=== SOURCE DATA ===

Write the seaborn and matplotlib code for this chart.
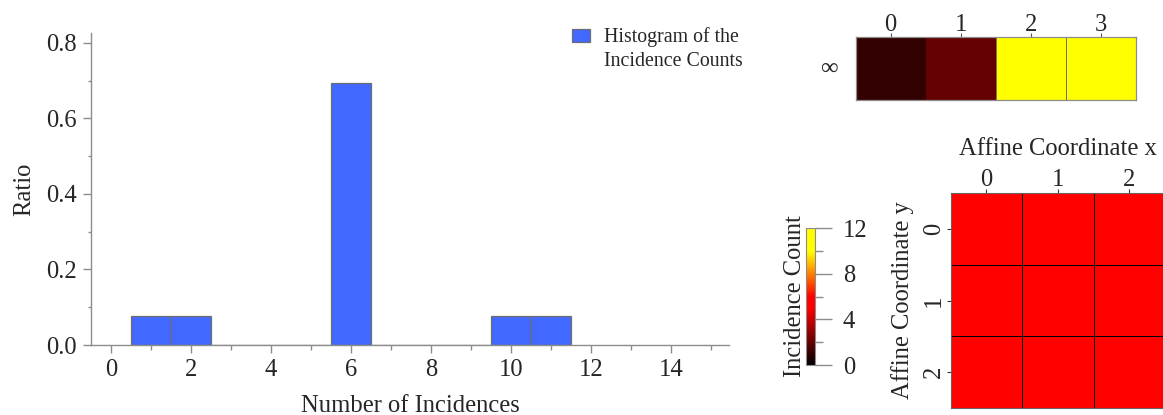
import numpy as np
import pandas as pd
import matplotlib
matplotlib.use("Agg")
import matplotlib.pyplot as plt
from matplotlib.colors import LinearSegmentedColormap
from matplotlib.patches import Patch
from matplotlib.ticker import MultipleLocator
import seaborn as sns

# Incidence counts of the 13 points of the projective plane of order 3
affine_x = [0, 1, 2]
affine_y = [0, 1, 2]
affine_counts = [[6, 6, 6],
                 [6, 6, 6],
                 [6, 6, 6]]
infinity_slopes = [0, 1, 2, 3]
infinity_counts = [1, 2, 10, 11]
all_counts = [c for row in affine_counts for c in row] + infinity_counts

hist_ticks = [0, 2, 4, 6, 8, 10, 12, 14]
ratio_ticks = [0.0, 0.2, 0.4, 0.6, 0.8]
cbar_ticks = [0, 4, 8, 12]

sns.set_style("ticks")
plt.rcParams["font.family"] = ["Liberation Serif", "DejaVu Serif"]

W, H = 1163, 415
fig = plt.figure(figsize=(W / 100, H / 100), dpi=100)
FS = 17.7
GRAY = "#8c8c8c"
BAR = "#4169ff"
BAR_EDGE = "#6e6e6e"

cmap = LinearSegmentedColormap.from_list(
    "ember",
    [(0.0, "#000000"), (5 / 12, "#ff0000"), (6 / 12, "#ff0000"),
     (10 / 12, "#ffff00"), (1.0, "#ffff00")])


def px_axes(x0, y0, x1, y1):
    return fig.add_axes([x0 / W, 1 - y1 / H, (x1 - x0) / W, (y1 - y0) / H])


# ---- histogram of incidence counts ----
ax = px_axes(91, 33, 729, 345)
sns.histplot(x=all_counts, discrete=True, stat="probability",
             color=BAR, edgecolor=BAR_EDGE, linewidth=0.9,
             alpha=1, ax=ax)
ax.set_xlim(-0.5, 15.45)
ax.set_ylim(0, 0.826)
ax.set_xticks(hist_ticks)
ax.set_yticks(ratio_ticks)
ax.set_yticklabels([f"{v:.1f}" for v in ratio_ticks])
ax.xaxis.set_minor_locator(MultipleLocator(1))
ax.yaxis.set_minor_locator(MultipleLocator(0.1))
ax.set_xlabel("Number of Incidences", fontsize=FS, labelpad=10)
ax.set_ylabel("Ratio", fontsize=FS, labelpad=8)
for s in ["top", "right"]:
    ax.spines[s].set_visible(False)
for s in ["left", "bottom"]:
    ax.spines[s].set_color(GRAY)
    ax.spines[s].set_linewidth(1.0)
ax.tick_params(axis="both", which="major", labelsize=FS, color=GRAY,
               length=6, width=1.0, pad=4)
ax.tick_params(axis="x", which="minor", color=GRAY, length=3.6, width=1.0)
ax.tick_params(axis="y", which="minor", color=GRAY, length=2.5, width=1.0)

# legend: patch sits beside the first line of the two-line caption
handles = [Patch(facecolor=BAR, edgecolor=BAR_EDGE, linewidth=0.9),
           Patch(facecolor="none", edgecolor="none")]
leg = ax.legend(handles, ["Histogram of the", "Incidence Counts"],
                loc="upper left", bbox_to_anchor=(572 / W, 1 - 27.5 / H),
                bbox_transform=fig.transFigure, frameon=False,
                fontsize=14.3, borderpad=0, borderaxespad=0,
                handlelength=0.9, handleheight=0.65, handletextpad=0.7,
                labelspacing=0.23)

# ---- points at infinity ----
ax_inf = px_axes(855.7, 36.7, 1135.7, 100)
inf_df = pd.DataFrame([infinity_counts], index=["\u221e"],
                      columns=infinity_slopes)
sns.heatmap(inf_df, cmap=cmap, vmin=0, vmax=12, cbar=False, ax=ax_inf,
            linewidths=0.7, linecolor=GRAY)
mesh = ax_inf.collections[0]
face = [cmap(v / 12) for v in infinity_counts]
mesh.set_edgecolor([face[0], face[1], "#7a7a5a", "#6e6e6e"])
ax_inf.xaxis.tick_top()
ax_inf.tick_params(axis="x", labelsize=FS, length=3, color="#555555",
                   pad=-2.5)
ax_inf.tick_params(axis="y", labelsize=FS, length=0, pad=13)
for lbl in ax_inf.get_xticklabels() + ax_inf.get_yticklabels():
    lbl.set_rotation(0)
    lbl.set_va("center")
for lbl in ax_inf.get_xticklabels():
    lbl.set_va("bottom")
for s in ax_inf.spines.values():
    s.set_visible(True)
    s.set_color(GRAY)
    s.set_linewidth(0.9)
ax_inf.set_xlabel("")
ax_inf.set_ylabel("")

# ---- affine points ----
ax_aff = px_axes(950.7, 193.3, 1165.1, 407.7)
cax = px_axes(806, 228, 815, 365)
aff_df = pd.DataFrame(affine_counts, index=affine_y, columns=affine_x)
sns.heatmap(aff_df, cmap=cmap, vmin=0, vmax=12, ax=ax_aff, cbar_ax=cax,
            linewidths=0.55, linecolor="black", square=False)
ax_aff.xaxis.tick_top()
ax_aff.xaxis.set_label_position("top")
ax_aff.set_xlabel("Affine Coordinate x", fontsize=FS, labelpad=10)
ax_aff.set_ylabel("Affine Coordinate y", fontsize=FS, labelpad=6.5)
ax_aff.tick_params(axis="x", labelsize=FS, length=3, color="#333333",
                   pad=-1.5)
ax_aff.tick_params(axis="y", labelsize=FS, length=3, color="#333333",
                   pad=1)
for lbl in ax_aff.get_xticklabels():
    lbl.set_rotation(0)
for lbl in ax_aff.get_yticklabels():
    lbl.set_rotation(90)
    lbl.set_va("center")
for s in ax_aff.spines.values():
    s.set_visible(True)
    s.set_color("#666666")
    s.set_linewidth(0.8)

cbar = ax_aff.collections[0].colorbar
cbar.set_ticks(cbar_ticks)
cax.yaxis.set_minor_locator(MultipleLocator(2))
cax.yaxis.set_ticks_position("right")
cax.tick_params(which="major", labelsize=FS, length=12, width=1.0,
                color=GRAY, pad=8)
cax.tick_params(which="minor", length=6, width=1.0, color=GRAY)
cbar.outline.set_edgecolor(GRAY)
cbar.outline.set_linewidth(0.8)
cax.yaxis.set_label_position("left")
cax.set_ylabel("Incidence Count", fontsize=FS, labelpad=0)

fig.savefig("out.png", dpi=100)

===

_WHAT IS REQUIRED_:
Everything from the first line to the line with "import seaborn as sns" must be repeated exactly, and nothing else. Leave the pictures out.

_EXPECTED OUTPUT_:
Write the seaborn and matplotlib code for this chart.
import numpy as np
import pandas as pd
import matplotlib
matplotlib.use("Agg")
import matplotlib.pyplot as plt
from matplotlib.colors import LinearSegmentedColormap
from matplotlib.patches import Patch
from matplotlib.ticker import MultipleLocator
import seaborn as sns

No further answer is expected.